The Reserve Bank of India (RBI) will likely keep the key policy rates unchanged in June and might maintain its “neutral” monetary policy stance. While a neutral policy stance does not preclude the RBI from changing the repo rate in either direction, the bias of the Monetary Policy Committee (MPC) seems to be to keep rates on hold in the near-term, given their explicit change in monetary policy stance as late as in February. However, the MPC is expected to adopt a more balanced rhetoric in June compared to their hitherto markedly cautious tone in 2017.
India’s domestic macroeconomic backdrop clearly remains appropriate for a more balanced tone at present. The latest Consumer Price Index (CPI) inflation stands at three per cent and can move even lower in the near-term. Core CPI has softened materially to less than 4.5 per cent. Expectations of a near normal monsoon, a stronger rupee, broadly stable commodity prices, and a likely less inflationary goods and services tax (GST) should help CPI inflation staying in check, potentially averaging in a 4 per cent-handle during 2017.
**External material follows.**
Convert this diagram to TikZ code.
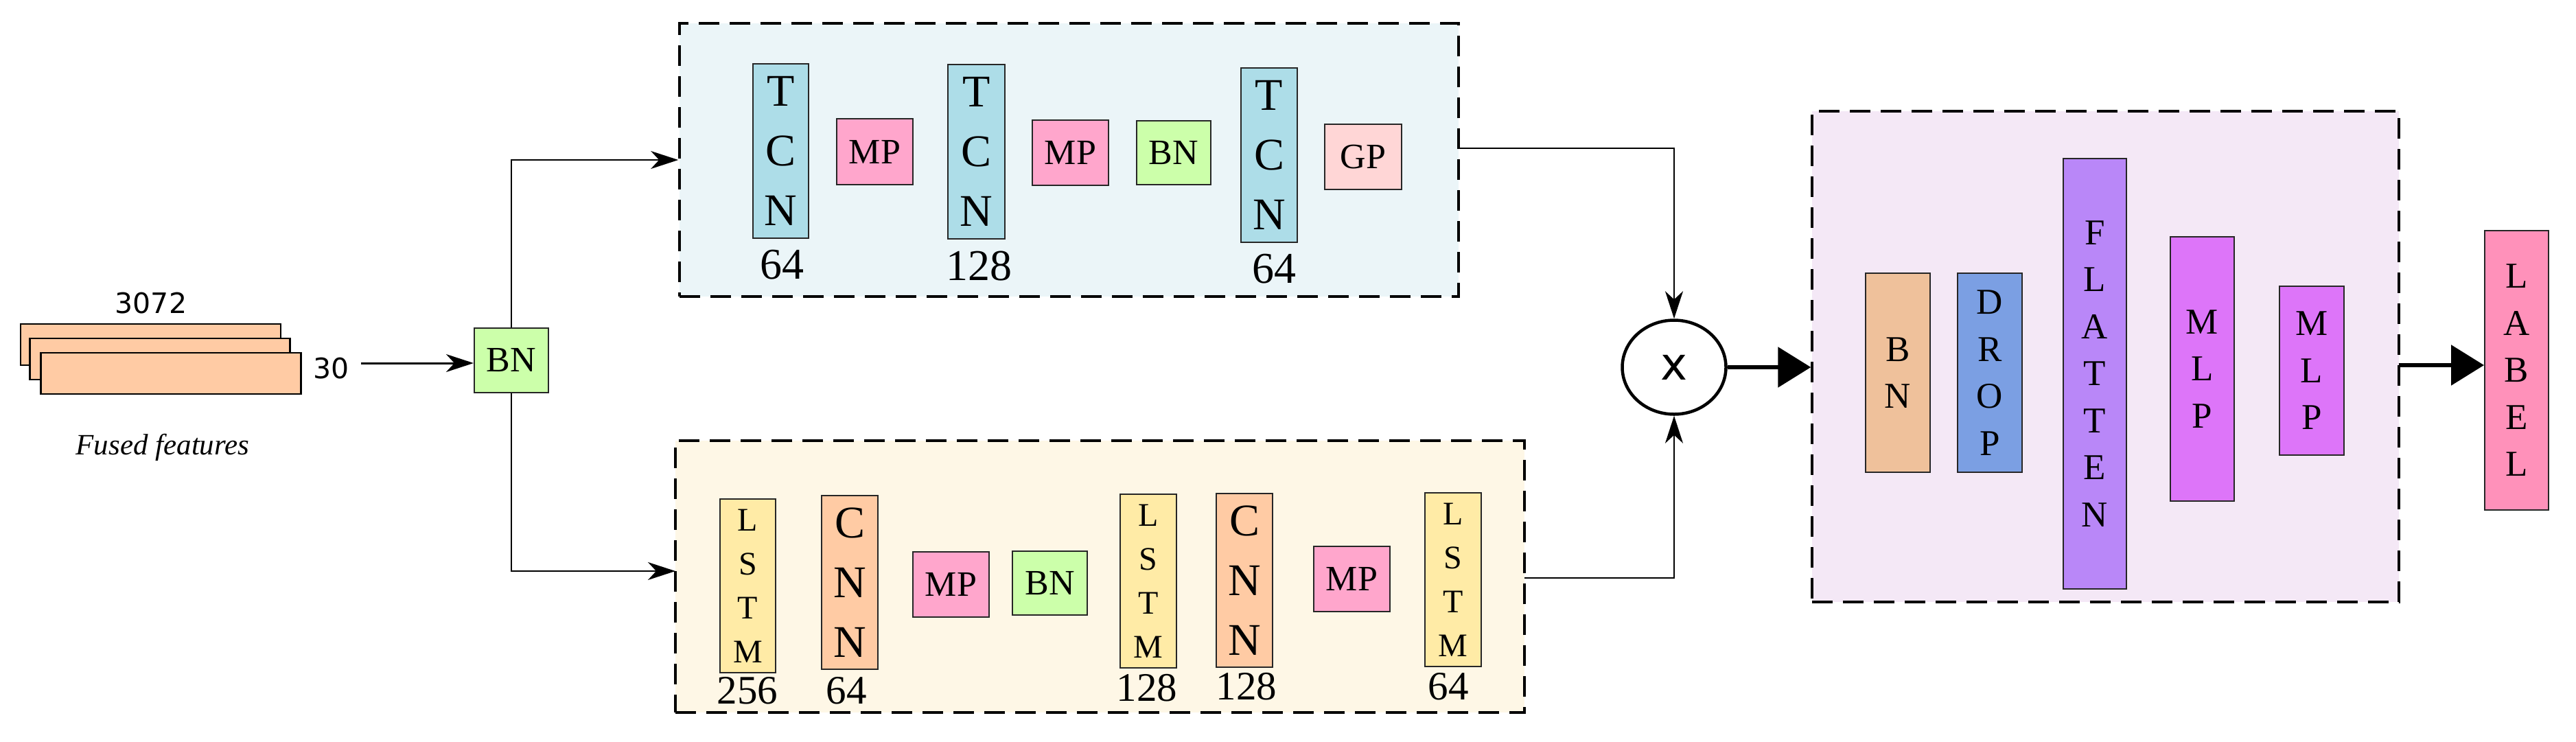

India’s external sector dynamics remains healthy with a narrow current account gap (at sub-1 per cent of GDP) and net foreign direct investment (FDI) inflows being about double of that. Foreign institutional investor (FII) inflows have also been strong into both bonds and equities in the recent past, particularly since the ruling BJP’s strong show in state and local elections in February-March. Overall, the recent rupee strength, which has tightened the monetary conditions of late, has several contributing factors and is unlikely to witness any major reversal quickly.
The RBI’s surprise change in monetary policy stance to “neutral” in February was possibly influenced heavily by global concerns, even though the central bank did not mention it explicitly. Indeed, in early 2017, rupee was weakening amid, among other things, upside risks to commodity prices, fears of a hawkish Fed and a further stronger dollar. Such risks seem to have moderated materially since then, while India's real policy rate (ex post) kept climbing higher to over 300 basis points.
The MPC's fears of a sharp uptick in CPI inflation during the remonetisation phase remained far from being realised, partly indicating weak pricing power in the economy and weak demand side pressure on inflation.
Market participants must appreciate that staying cautious is a virtue for central bankers and should not expect a sudden reversal in the formal monetary policy stance. On the other hand, the MPC will likely boost its long term credibility by coming out with the most objective assessment of the economy rather than trying to defend any previously adopted stance.